3. Where does it form?
    One finds rock salt deposits ringing dry lake beds, inland marginal seas, and enclosed bays and estuaries in arid     regions of the world. At various times in the geologic past, very large bodies of water (such as the Mediterranean Sea and     an old ocean that sat where the Atlantic Ocean sits now) also evaporated and made enormous deposits of rock salt.     These deposits were later burried by marine sediments, but since halite is less dense than the materials that make up     the overlying sediments, the salt beds often "punched up" through the sediments to create dome-like structures. These     are now mostly burried by additional sediments.

4. What is it used for?
    Table salt is essential for human life. A large amount of the comercially mined rock salt is prepared for human     consumption. Rock salt is also applied to road beds in cold climates to help reduce the freezing point of water on the     road, thereby allowing it to not freeze-over at 0 deg. C (although I have no first-hand knowledge of this since I live in     Hawaii).

5. Why is it important?
    As I mentioned above, Table salt is essential for human life.  

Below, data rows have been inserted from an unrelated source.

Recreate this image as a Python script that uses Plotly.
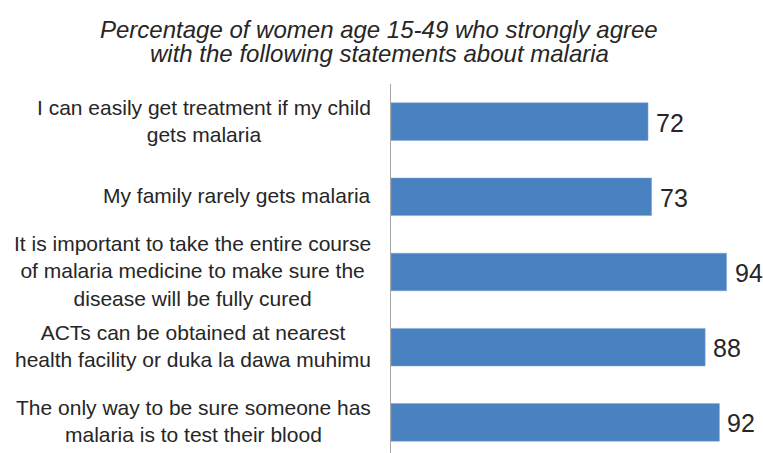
import plotly.graph_objs as go

# data (top to bottom)
statements = [
    "I can easily get treatment if my child<br>gets malaria",
    "My family rarely gets malaria",
    "It is important to take the entire course<br>of malaria medicine to make sure the<br>disease will be fully cured",
    "ACTs can be obtained at nearest<br>health facility or duka la dawa muhimu",
    "The only way to be sure someone has<br>malaria is to test their blood",
]
percent = [72, 73, 94, 88, 92]
title_lines = [
    "Percentage of women age 15-49 who strongly agree",
    "with the following statements about malaria",
]

W, H = 763, 453
PLOT_TOP = 84
PLOT_H = H - PLOT_TOP
FONT = "Liberation Sans, Arial, sans-serif"
TEXT = "#262626"
BLUE = "#4a81c0"


def py(y_pix):
    # pixel row -> paper coordinate
    return 1 + (PLOT_TOP - y_pix) / PLOT_H


fig = go.Figure()
fig.add_trace(go.Bar(
    x=percent,
    y=statements,
    orientation="h",
    marker=dict(color=BLUE, line=dict(color="#7fa6d4", width=0.5)),
    hoverinfo="skip",
))

annotations = []
# category labels, centred text block right-aligned next to the axis
for s in statements:
    annotations.append(dict(
        x=0, xref="paper", y=s, yref="y",
        text=s, showarrow=False, xanchor="right", yanchor="middle",
        align="center", xshift=-18, yshift=1,
        font=dict(family=FONT, size=21, color=TEXT),
    ))
# value labels at bar ends
for s, v in zip(statements, percent):
    annotations.append(dict(
        x=v, xref="x", y=s, yref="y",
        text=str(v), showarrow=False, xanchor="left", yanchor="middle",
        xshift=6, yshift=-1,
        font=dict(family=FONT, size=25, color=TEXT),
    ))
# title, one annotation per line to keep the tight line spacing
for i, line in enumerate(title_lines):
    annotations.append(dict(
        x=-0.033, xref="paper", y=py(29.5 + i * 24), yref="paper",
        text="<i>" + line + "</i>", showarrow=False,
        xanchor="center", yanchor="middle",
        font=dict(family=FONT, size=24, color=TEXT),
    ))

fig.update_layout(
    width=W, height=H,
    margin=dict(l=391, r=15, t=PLOT_TOP, b=0),
    paper_bgcolor="white", plot_bgcolor="white",
    showlegend=False,
    bargap=0.5,
    annotations=annotations,
    xaxis=dict(range=[0, 100], visible=False),
    yaxis=dict(
        type="category", categoryorder="array", categoryarray=statements,
        range=[4.407, -0.5],
        showticklabels=False, ticks="", showgrid=False, zeroline=False,
        showline=True, linecolor="#a6a6a6", linewidth=1,
    ),
)

# drop the default 8px body margin so the figure fills the window exactly
fig.write_html("out.html", config={"displayModeBar": False},
               post_script="document.body.style.margin='0';")
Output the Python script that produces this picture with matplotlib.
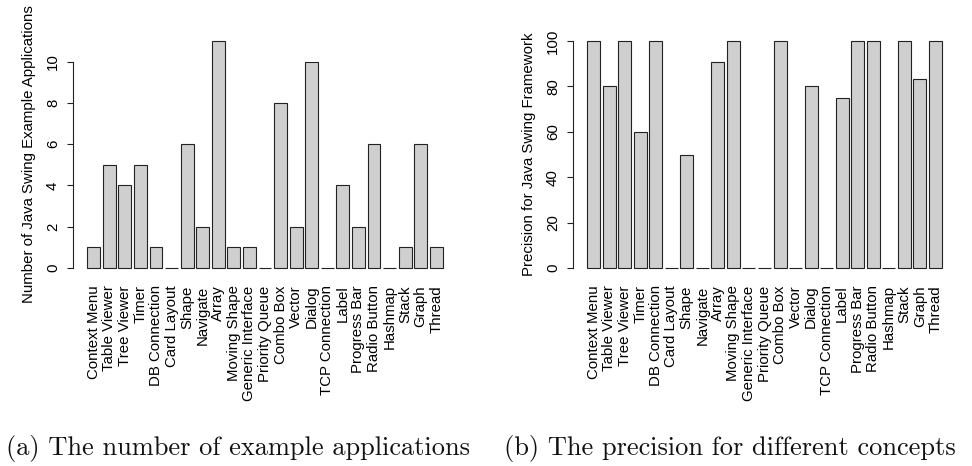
import numpy as np
import matplotlib
matplotlib.use("Agg")
import matplotlib.pyplot as plt

concepts = ['Context Menu', 'Table Viewer', 'Tree Viewer', 'Timer', 'DB Connection',
            'Card Layout', 'Shape', 'Navigate', 'Array', 'Moving Shape',
            'Generic Interface', 'Priority Queue', 'Combo Box', 'Vector', 'Dialog',
            'TCP Connection', 'Label', 'Progress Bar', 'Radio Button', 'Hashmap',
            'Stack', 'Graph', 'Thread']
num_apps = [1, 5, 4, 5, 1, 0, 6, 2, 11, 1, 1, 0, 8, 2, 10, 0, 4, 2, 6, 0, 1, 6, 1]
precision = [100, 80, 100, 60, 100, 0, 50, 0, 90.9, 100, 0, 0, 100, 0, 80, 0,
             75, 100, 100, 0, 100, 83.3, 100]
left_ticks = [0, 2, 4, 6, 8, 10]
right_ticks = [0, 20, 40, 60, 80, 100]

plt.rcParams['font.family'] = ['Liberation Sans', 'DejaVu Sans']

fig = plt.figure(figsize=(9.72, 4.66), dpi=100)
ax = fig.add_axes([73 / 972, 1 - 277 / 466, 384 / 972, 245 / 466])
bx = fig.add_axes([573 / 972, 1 - 277 / 466, 383 / 972, 245 / 466])

# R style barplot positions: width 1, space 0.2
xpos = np.arange(len(concepts)) * 1.2 + 0.7
span = xpos[-1] + 0.5 - (xpos[0] - 0.5)


def rbar(axis, values, ticks, ylabel):
    axis.bar(xpos, values, width=1.0, color='#cfcfcf', edgecolor='#222222', linewidth=0.8)
    lo = xpos[0] - 0.5 - 0.04 * span
    hi = xpos[-1] + 0.5 + 0.04 * span
    axis.set_xlim(lo, hi)
    top = max(values)
    axis.set_ylim(-0.04 * top, 1.04 * top)
    for s in ['top', 'right', 'bottom']:
        axis.spines[s].set_visible(False)
    axis.spines['left'].set_bounds(ticks[0], ticks[-1])
    axis.spines['left'].set_color('#222222')
    axis.spines['left'].set_linewidth(0.8)
    axis.set_yticks(ticks)
    axis.tick_params(axis='y', labelrotation=90, length=4.3, width=0.8, pad=5,
                     labelsize=10.8, color='#222222')
    for lab in axis.get_yticklabels():
        lab.set_verticalalignment('center')
    axis.set_xticks(xpos)
    axis.set_xticklabels(concepts, rotation=90, fontsize=10.8)
    axis.tick_params(axis='x', length=0, pad=6)
    axis.set_ylabel(ylabel, fontsize=10.8)
    axis.yaxis.set_label_coords(-0.096, 0.5)


rbar(ax, num_apps, left_ticks, 'Number of Java Swing Example Applications')
rbar(bx, precision, right_ticks, 'Precision for Java Swing Framework')

fig.text(238 / 972, 1 - 455 / 466, '(a) The number of example applications',
         family='cmr10', fontsize=19, ha='center', va='baseline', color='#111111')
fig.text(730 / 972, 1 - 455 / 466, '(b) The precision for different concepts',
         family='cmr10', fontsize=19, ha='center', va='baseline', color='#111111')

fig.savefig('out.png', dpi=100)
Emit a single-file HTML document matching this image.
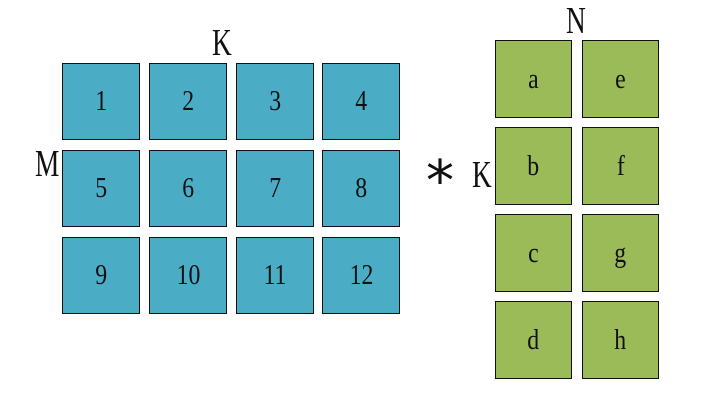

    In addition, the formation of Rock Salt deposits from the world's oceans is the major mechanism through which the     Ocean's can regulate their NaCl. content, thereby not becoming "overly" salty.  
    Salt formations are also important in the rock record because they form one of the most important "traps" for petroleum in     the crust. Geologists often use a variety of techniques to try and locate salt domes in the subsurface when they are     exploring for new oil and gas resources.